Three years later, the boom was over; a case of perhaps expanding too widely while not being able to successfully replicate its success overseas.
I cannot speak for what happened in Singapore but in KL there was already a large number of people doing chess for a living. Teaching chess was a mainstay with all too many and while almost all were keen to join the Intchess branch in Malaysia, they all found it difficult to give up their independence and be subject to the discipline of regular work and a boss!
As the local director for the KL branch, I ended up with ownership and immediately turned over the day-to-day business of running it to a partner. It was hoped that this would be the first of a chain of Polgar Chess Asia chess enrichment centres.
When the KL Chess Academy, as it has now been rebranded, first started some 10 years ago, the one successful chess business in the city then was probably the Datuk Arthur Tan Chess Centre (DATCC) located in Wilayah Complex in Kuala Lumpur. It was run by Malaysian Chess Festival tournament director Hamid Majid with the backing of billionaire chess patron Datuk Tan Chin Nam.
There were others; mainly one-man shows without a place you could visit although some had access to a school cafeteria.
Recently there have been attempts to set up a chess business that can sustain itself around chess training. The highest profile one in Kuala Lumpur was the short-lived White Knight Academy in Mid Valley Megamall which was fully underwritten by the same Datuk Tan and headed by Jimmy Liew and his friends Colin Madhaven and Chan Kwai Keong.
But even with the dream financial and corporate support given, just three months later it closed.
There is rather more success in Penang and although most coaches there still operate as one-man businesses, using their homes or by going to the homes of their students, there is one I know of who has a business model involving renting space in tuition centres near major schools to do his teaching.

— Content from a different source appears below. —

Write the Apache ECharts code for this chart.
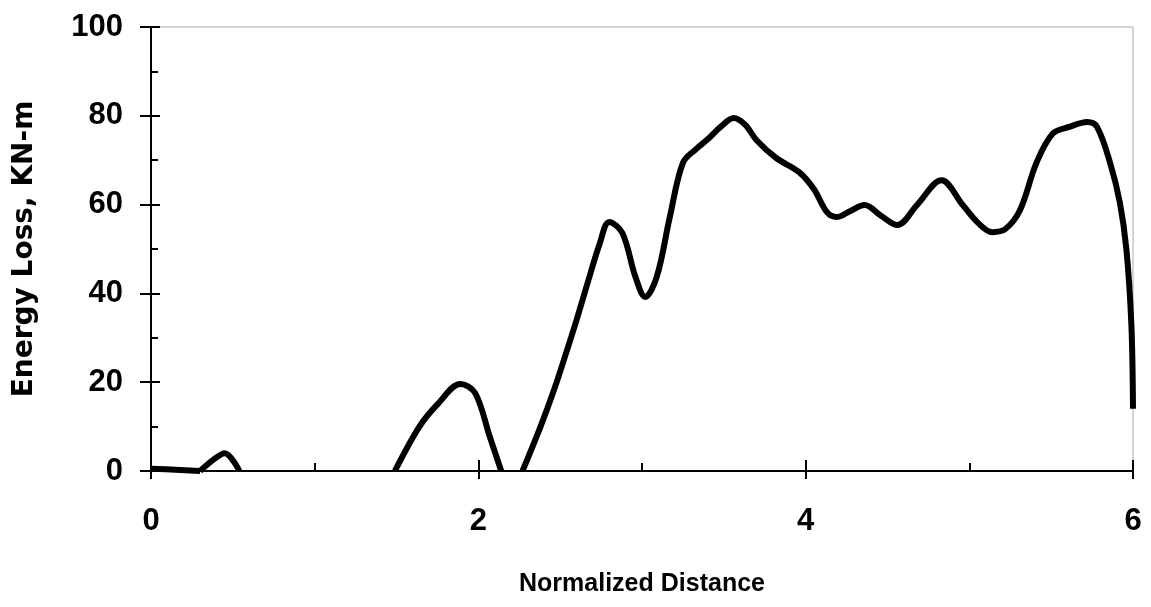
<!DOCTYPE html>
<html>
<head>
<meta charset="utf-8">
<script src="https://cdn.jsdelivr.net/npm/echarts@6/dist/echarts.min.js"></script>
<style>html,body{margin:0;padding:0;background:#fff}#c{width:1151px;height:607px}</style>
</head>
<body>
<div id="c"></div>
<script>
// Normalized distance (x) and energy loss (y, KN-m); null marks a break in the curve
var distance = [0, 0.15, 0.3, null,
  0.3, 0.38, 0.45, 0.54, null,
  1.49, 1.64, 1.75, 1.89, 1.98, 2.07, 2.14, null,
  2.27, 2.38, 2.46, 2.54, 2.60, 2.66, 2.74, 2.80, 2.88, 2.96, 3.02, 3.09, 3.17, 3.25, 3.33, 3.41, 3.48, 3.56, 3.63, 3.70, 3.82, 3.96, 4.05, 4.13, 4.19, 4.27, 4.36, 4.46, 4.56, 4.68, 4.83, 4.96, 5.05, 5.14, 5.22, 5.31, 5.41, 5.51, 5.61, 5.72, 5.78, 5.86, 5.92, 5.96, 5.99, 6.0];
var energy = [0.5, 0.3, 0, null,
  0, 2.5, 4, 0, null,
  0, 10, 15, 19.6, 17.6, 7.7, 0, null,
  0, 10, 18, 27, 34, 41.4, 51, 56.1, 53.6, 43.7, 39.2, 43.7, 57.2, 69.4, 72.5, 75, 77.5, 79.5, 78, 74.5, 70.5, 67.3, 63.5, 58.3, 57.2, 58.5, 59.9, 57.5, 55.4, 59.9, 65.5, 59.9, 56, 53.8, 54.5, 58.8, 69.4, 76, 77.5, 78.6, 77.5, 69.4, 60.4, 49.8, 33, 14];
var xTicks = [0, 2, 4, 6];
var yTicks = [0, 20, 40, 60, 80, 100];

var seriesData = distance.map(function (d, i) {
  return (d === null || energy[i] === null) ? ['-', '-'] : [d, energy[i]];
});

var chart = echarts.init(document.getElementById('c'));
var font = '"Liberation Sans", Arial, sans-serif';
chart.setOption({
  animation: false,
  backgroundColor: '#fff',
  grid: { left: 151, right: 18, top: 27, bottom: 136, show: true, borderColor: '#aaa', borderWidth: 1, backgroundColor: 'transparent' },
  xAxis: [{
    type: 'value', min: xTicks[0], max: xTicks[xTicks.length - 1], interval: 2,
    name: 'Normalized Distance', nameLocation: 'middle', nameGap: 101,
    nameTextStyle: { fontFamily: font, fontWeight: 'bold', fontSize: 25, color: '#000' },
    axisLine: { show: true, onZero: false, lineStyle: { color: '#000', width: 2 } },
    axisTick: { show: true, length: 8, lineStyle: { color: '#000', width: 2 } },
    axisLabel: { margin: 35, fontFamily: font, fontWeight: 'bold', fontSize: 31, color: '#000' },
    splitLine: { show: false }
  }, {
    type: 'value', min: xTicks[0], max: xTicks[xTicks.length - 1], interval: 2, position: 'bottom',
    axisLine: { show: false },
    axisTick: { show: true, inside: true, length: 11, lineStyle: { color: '#000', width: 2 } },
    minorTick: { show: true, splitNumber: 2, length: 8, lineStyle: { color: '#000', width: 2 } },
    axisLabel: { show: false }, splitLine: { show: false }
  }],
  yAxis: [{
    type: 'value', min: yTicks[0], max: yTicks[yTicks.length - 1], interval: 20, position: 'left',
    name: 'Energy Loss, KN-m', nameLocation: 'middle', nameGap: 112, nameRotate: 90,
    nameTextStyle: { fontFamily: '"DejaVu Sans", sans-serif', fontWeight: 'bold', fontSize: 28, color: '#000' },
    axisLine: { show: true, onZero: false, lineStyle: { color: '#000', width: 2 } },
    axisTick: { show: true, length: 11, lineStyle: { color: '#000', width: 2 } },
    axisLabel: { margin: 28, fontFamily: font, fontWeight: 'bold', fontSize: 31, color: '#000' },
    splitLine: { show: false }
  }, {
    type: 'value', min: yTicks[0], max: yTicks[yTicks.length - 1], interval: 20, position: 'left',
    axisLine: { show: false },
    axisTick: { show: true, inside: true, length: 9, lineStyle: { color: '#000', width: 2 } },
    minorTick: { show: true, splitNumber: 2, length: 7, lineStyle: { color: '#000', width: 2 } },
    axisLabel: { show: false }, splitLine: { show: false }
  }],
  series: [{
    type: 'line', xAxisIndex: 0, yAxisIndex: 0,
    data: seriesData, showSymbol: false, smooth: 0.35, connectNulls: false, clip: true,
    lineStyle: { color: '#000', width: 6 }
  }]
});
</script>
</body>
</html>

We, of course, also have Filipinos and a Russian working for long periods of time on social visit passes. Then there are the Indonesians, Chinese and Indians and of course the occasional visiting European master in between tournaments.
One very new chess business that has impressed me is AB Chess Resources (ABC) based in Putrajaya and what they are trying to do is sure to impact the future of chess in Malaysia.
Like the KL Chess Academy, ABC is run by professionals and in the case of the latter, more so as young entrepreneurs. They all have a love for chess but also bring business and organisation skill sets together with significant non-chess work experience.
ABC's founder is Noor Hafiz Bin Mohd Nor, winner of MAKSAK chess and a FIDE arbiter, and in a short time he has shown that chess has a place in the education industry.
This month, Hafiz brought on four more partners to complement what he can do himself as ABC, in its four months' existence, has already over a thousand customers using its services which includes chess event management, "live” game broadcasting, supply of chess equipment, and of course teaching through holding classes for both groups and individuals, adults and kids, and running chess camps for school children.
Besides DATCC, which is a beneficiary of Datuk Tan's largesse, only Cerdik Catur Enterpise which was founded five years ago has successfully made event organising a core business and now they have a challenger!
Perhaps it is time the Malaysian Chess Federation (MCF) and some of its less active state affiliates look to the energy of these young chess entrepreneurs and work with them.
I have long advocated that MCF, as a national sports association, in the absence of any direction, build and support our national team as that is one of the pillars of its very existence.
With a few exceptions, both MCF and its state affiliates have done nothing to promote chess in their jurisdictions, let alone organise events. Now that there are those who are willing and can do so, those in MCF and its state affiliates should at least let these real lovers of chess do their work for them!
* This is the personal opinion of the columnist.